Only the lines holding the string "with" are needed. Copy each one.

* BEGIN Material for this task *

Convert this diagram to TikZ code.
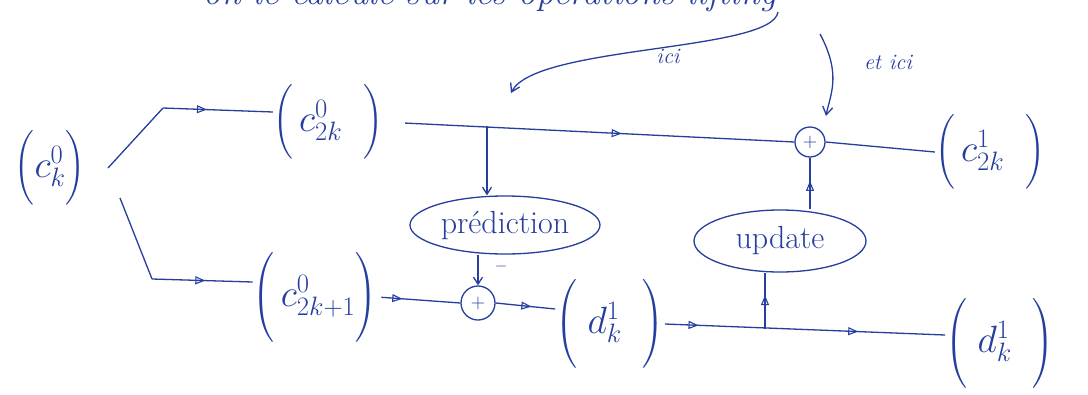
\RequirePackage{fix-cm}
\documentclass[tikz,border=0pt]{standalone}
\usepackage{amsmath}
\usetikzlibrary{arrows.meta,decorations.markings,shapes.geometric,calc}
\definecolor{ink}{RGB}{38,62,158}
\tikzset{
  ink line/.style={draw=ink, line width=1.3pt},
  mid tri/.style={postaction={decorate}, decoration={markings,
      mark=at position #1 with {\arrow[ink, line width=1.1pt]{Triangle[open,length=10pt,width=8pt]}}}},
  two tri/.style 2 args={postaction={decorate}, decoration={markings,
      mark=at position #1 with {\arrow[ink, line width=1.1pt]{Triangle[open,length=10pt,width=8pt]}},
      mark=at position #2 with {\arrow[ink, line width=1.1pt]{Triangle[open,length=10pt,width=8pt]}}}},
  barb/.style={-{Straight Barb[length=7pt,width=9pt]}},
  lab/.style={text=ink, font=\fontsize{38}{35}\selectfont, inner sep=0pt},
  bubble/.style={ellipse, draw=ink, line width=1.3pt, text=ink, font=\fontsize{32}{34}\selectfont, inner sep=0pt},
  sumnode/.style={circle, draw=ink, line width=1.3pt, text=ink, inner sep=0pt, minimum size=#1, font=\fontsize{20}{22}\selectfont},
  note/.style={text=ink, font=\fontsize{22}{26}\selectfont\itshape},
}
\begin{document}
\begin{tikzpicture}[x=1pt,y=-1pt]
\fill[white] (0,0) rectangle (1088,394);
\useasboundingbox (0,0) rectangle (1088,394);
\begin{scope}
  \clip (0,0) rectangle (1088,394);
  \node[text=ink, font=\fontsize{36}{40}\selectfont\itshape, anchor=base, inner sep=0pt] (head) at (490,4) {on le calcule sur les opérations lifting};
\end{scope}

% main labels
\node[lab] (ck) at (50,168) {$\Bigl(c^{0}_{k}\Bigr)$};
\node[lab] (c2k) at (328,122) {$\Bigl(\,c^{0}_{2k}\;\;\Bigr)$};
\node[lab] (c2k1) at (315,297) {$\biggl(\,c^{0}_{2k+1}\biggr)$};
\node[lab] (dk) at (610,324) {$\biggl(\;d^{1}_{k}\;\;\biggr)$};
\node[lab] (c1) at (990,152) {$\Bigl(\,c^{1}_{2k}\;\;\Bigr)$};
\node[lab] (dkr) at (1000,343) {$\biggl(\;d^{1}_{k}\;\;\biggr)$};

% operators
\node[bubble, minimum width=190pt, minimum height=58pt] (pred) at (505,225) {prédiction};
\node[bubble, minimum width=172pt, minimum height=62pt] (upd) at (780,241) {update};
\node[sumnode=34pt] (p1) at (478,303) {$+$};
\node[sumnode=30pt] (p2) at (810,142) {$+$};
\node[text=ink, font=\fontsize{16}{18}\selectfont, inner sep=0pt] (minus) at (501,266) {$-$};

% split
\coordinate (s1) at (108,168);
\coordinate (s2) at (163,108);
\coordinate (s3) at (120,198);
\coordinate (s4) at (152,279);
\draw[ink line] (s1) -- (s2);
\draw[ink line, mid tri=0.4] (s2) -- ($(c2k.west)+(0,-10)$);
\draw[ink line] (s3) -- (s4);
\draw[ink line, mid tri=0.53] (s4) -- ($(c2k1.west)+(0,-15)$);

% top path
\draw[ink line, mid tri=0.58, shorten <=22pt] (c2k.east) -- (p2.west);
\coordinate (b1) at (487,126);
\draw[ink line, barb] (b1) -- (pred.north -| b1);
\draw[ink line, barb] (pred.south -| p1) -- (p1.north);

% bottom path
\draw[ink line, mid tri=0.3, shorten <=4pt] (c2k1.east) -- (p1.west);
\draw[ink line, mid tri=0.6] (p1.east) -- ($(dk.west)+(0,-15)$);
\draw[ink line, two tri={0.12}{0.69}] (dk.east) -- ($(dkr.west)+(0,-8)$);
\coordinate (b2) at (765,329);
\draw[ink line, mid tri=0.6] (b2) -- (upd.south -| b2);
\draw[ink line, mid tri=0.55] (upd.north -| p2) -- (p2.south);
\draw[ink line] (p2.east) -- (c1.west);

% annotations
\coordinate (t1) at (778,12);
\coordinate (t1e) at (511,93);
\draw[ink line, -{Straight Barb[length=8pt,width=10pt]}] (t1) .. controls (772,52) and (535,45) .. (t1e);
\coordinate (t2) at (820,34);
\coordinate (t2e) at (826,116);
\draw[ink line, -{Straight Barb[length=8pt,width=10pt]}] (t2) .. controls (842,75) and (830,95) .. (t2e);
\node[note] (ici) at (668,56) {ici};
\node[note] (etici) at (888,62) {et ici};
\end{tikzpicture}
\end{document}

* END Material for this task *
* BEGIN Material for this task *

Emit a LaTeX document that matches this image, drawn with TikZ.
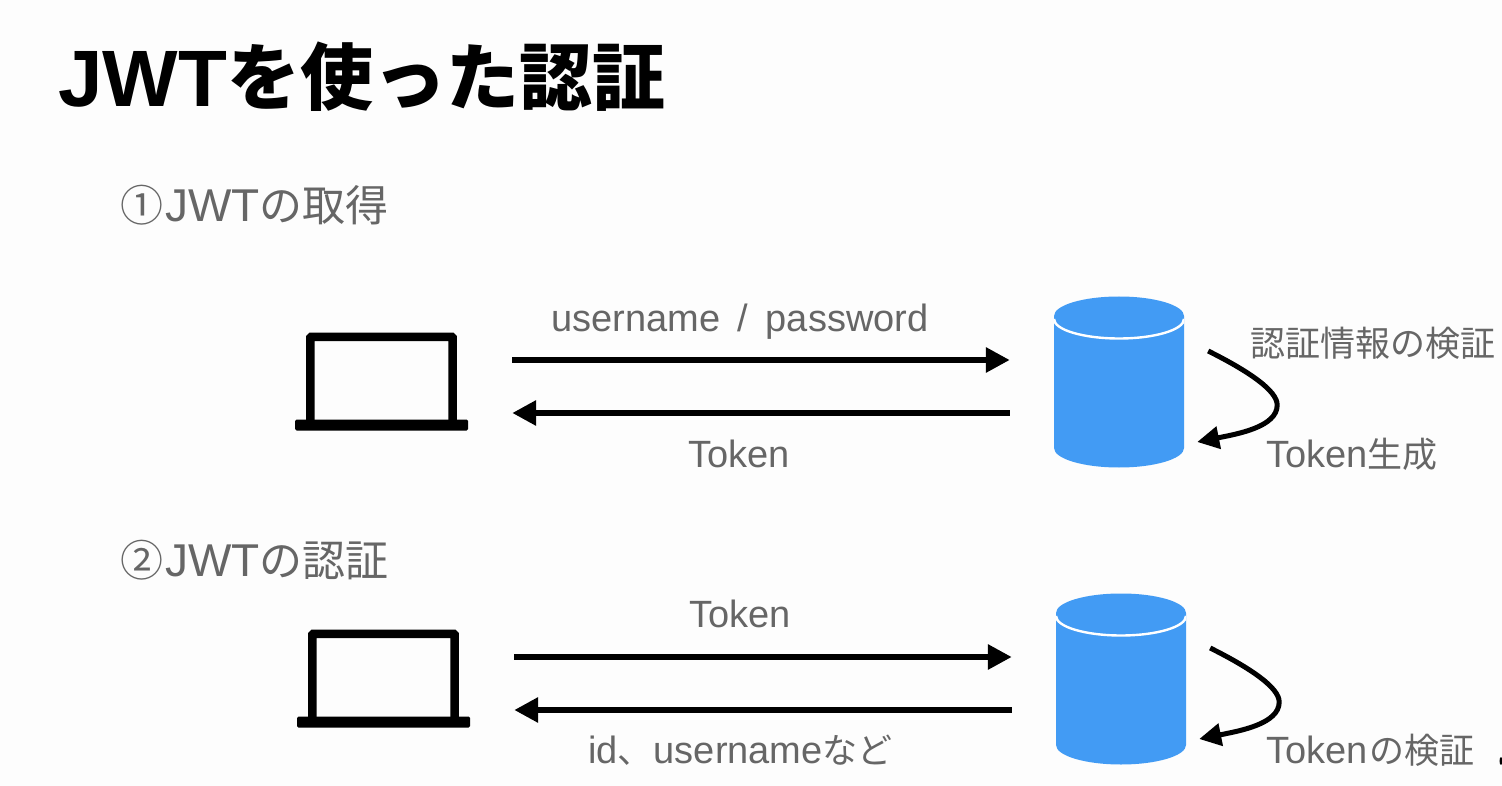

* END Material for this task *
* BEGIN Material for this task *

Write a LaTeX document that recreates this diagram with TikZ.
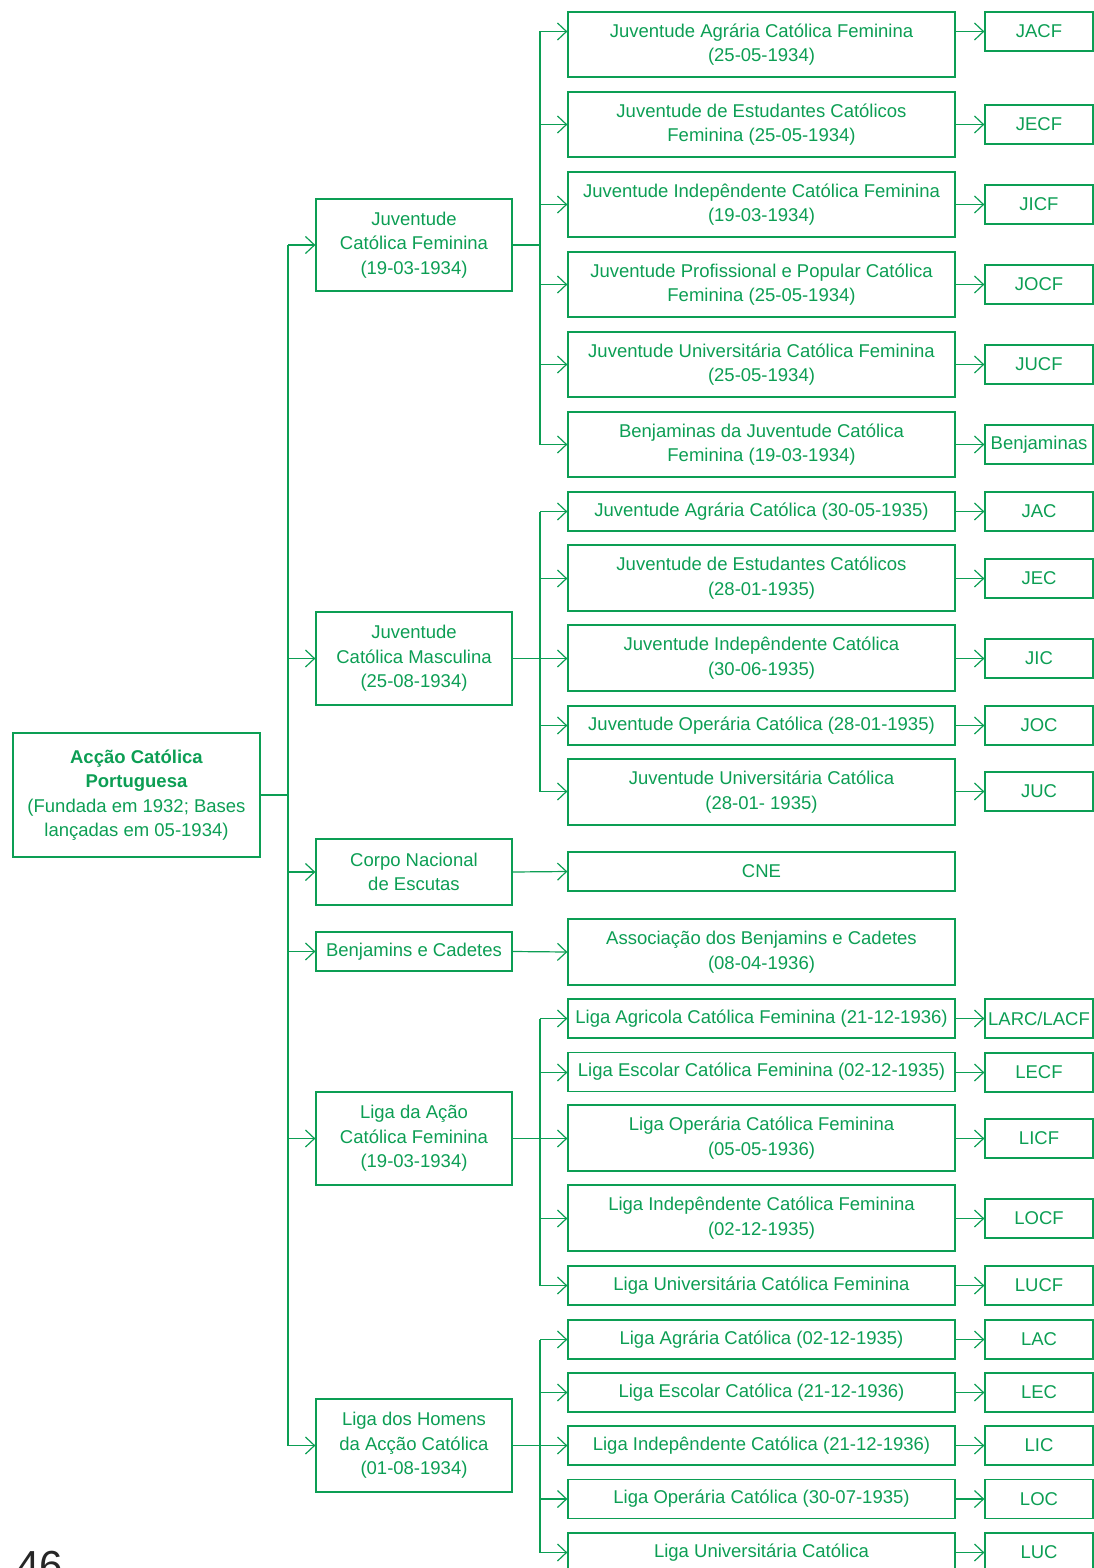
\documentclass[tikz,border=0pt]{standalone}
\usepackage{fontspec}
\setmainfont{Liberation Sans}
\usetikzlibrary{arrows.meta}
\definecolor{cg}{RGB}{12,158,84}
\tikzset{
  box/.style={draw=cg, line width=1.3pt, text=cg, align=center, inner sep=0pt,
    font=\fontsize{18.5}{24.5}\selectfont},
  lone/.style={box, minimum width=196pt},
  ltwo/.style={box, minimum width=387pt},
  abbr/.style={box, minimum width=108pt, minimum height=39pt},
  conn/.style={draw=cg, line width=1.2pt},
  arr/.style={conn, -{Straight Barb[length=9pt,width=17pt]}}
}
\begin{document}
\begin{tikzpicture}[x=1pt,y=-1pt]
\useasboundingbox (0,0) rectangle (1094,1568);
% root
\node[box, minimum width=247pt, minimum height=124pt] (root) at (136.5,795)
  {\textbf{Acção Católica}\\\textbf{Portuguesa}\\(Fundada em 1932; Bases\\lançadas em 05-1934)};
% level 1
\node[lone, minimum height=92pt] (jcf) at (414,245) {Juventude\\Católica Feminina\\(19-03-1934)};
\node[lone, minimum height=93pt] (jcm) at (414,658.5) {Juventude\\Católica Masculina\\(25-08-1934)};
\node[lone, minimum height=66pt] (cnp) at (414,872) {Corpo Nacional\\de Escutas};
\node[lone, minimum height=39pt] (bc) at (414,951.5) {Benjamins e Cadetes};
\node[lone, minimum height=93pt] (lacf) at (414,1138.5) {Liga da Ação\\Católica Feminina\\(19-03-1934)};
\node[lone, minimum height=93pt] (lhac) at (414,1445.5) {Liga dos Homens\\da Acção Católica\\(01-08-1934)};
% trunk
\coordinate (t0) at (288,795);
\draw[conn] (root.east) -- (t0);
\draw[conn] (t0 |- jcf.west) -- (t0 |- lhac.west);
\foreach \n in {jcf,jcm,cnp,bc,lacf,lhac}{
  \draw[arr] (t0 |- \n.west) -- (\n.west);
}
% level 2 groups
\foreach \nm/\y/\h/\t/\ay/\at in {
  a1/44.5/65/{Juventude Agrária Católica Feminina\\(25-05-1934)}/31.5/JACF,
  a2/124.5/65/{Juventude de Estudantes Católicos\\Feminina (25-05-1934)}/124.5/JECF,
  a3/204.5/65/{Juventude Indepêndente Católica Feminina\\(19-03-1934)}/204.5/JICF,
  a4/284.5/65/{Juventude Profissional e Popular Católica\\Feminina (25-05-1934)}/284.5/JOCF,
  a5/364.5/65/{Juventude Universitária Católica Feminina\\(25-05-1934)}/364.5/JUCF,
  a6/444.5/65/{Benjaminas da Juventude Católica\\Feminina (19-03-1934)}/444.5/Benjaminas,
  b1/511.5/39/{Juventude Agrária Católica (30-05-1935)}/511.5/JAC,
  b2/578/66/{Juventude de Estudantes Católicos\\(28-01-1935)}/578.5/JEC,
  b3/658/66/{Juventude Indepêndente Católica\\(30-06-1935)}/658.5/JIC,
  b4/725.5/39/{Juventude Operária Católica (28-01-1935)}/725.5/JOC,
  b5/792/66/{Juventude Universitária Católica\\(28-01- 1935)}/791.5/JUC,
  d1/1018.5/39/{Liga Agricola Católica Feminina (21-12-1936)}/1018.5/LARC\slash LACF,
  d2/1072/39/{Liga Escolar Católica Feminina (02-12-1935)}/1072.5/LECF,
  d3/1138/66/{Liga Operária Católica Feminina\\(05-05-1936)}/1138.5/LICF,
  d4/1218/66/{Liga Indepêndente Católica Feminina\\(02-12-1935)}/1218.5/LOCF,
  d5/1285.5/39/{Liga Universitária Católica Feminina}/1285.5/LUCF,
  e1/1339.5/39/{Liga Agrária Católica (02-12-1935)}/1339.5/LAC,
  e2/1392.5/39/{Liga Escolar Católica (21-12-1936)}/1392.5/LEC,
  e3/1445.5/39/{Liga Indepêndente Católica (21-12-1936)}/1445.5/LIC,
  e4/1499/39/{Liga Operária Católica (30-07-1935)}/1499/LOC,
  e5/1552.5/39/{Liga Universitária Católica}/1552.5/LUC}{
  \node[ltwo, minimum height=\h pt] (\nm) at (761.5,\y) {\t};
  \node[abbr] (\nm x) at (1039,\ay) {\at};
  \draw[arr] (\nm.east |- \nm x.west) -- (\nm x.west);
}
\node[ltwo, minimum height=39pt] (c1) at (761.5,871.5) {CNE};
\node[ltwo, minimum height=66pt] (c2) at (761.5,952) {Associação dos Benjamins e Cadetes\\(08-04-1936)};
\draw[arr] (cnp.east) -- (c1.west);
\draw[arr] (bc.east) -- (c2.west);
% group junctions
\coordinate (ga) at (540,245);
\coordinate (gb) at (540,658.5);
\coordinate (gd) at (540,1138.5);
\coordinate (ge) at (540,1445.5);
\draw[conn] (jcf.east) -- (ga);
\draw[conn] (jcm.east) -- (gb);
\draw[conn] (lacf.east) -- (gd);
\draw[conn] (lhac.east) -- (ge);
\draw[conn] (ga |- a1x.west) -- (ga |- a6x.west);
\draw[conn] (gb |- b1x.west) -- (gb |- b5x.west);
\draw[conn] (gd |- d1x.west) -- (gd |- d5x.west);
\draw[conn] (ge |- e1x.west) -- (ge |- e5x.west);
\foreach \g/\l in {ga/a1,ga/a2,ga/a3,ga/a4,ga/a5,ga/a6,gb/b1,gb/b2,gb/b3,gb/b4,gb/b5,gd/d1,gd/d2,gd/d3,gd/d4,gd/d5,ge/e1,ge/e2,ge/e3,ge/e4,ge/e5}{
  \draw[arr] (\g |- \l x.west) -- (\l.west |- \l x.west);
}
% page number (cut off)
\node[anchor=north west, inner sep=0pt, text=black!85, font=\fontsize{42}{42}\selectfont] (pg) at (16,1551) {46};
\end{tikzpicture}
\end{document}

* END Material for this task *

→ **Final result**:
      mark=at position #1 with {\arrow[ink, line width=1.1pt]{Triangle[open,length=10pt,width=8pt]}}}},
      mark=at position #1 with {\arrow[ink, line width=1.1pt]{Triangle[open,length=10pt,width=8pt]}},
      mark=at position #2 with {\arrow[ink, line width=1.1pt]{Triangle[open,length=10pt,width=8pt]}}}},
Emit a LaTeX document that matches this image, drawn with TikZ.
Write a LaTeX document that recreates this diagram with TikZ.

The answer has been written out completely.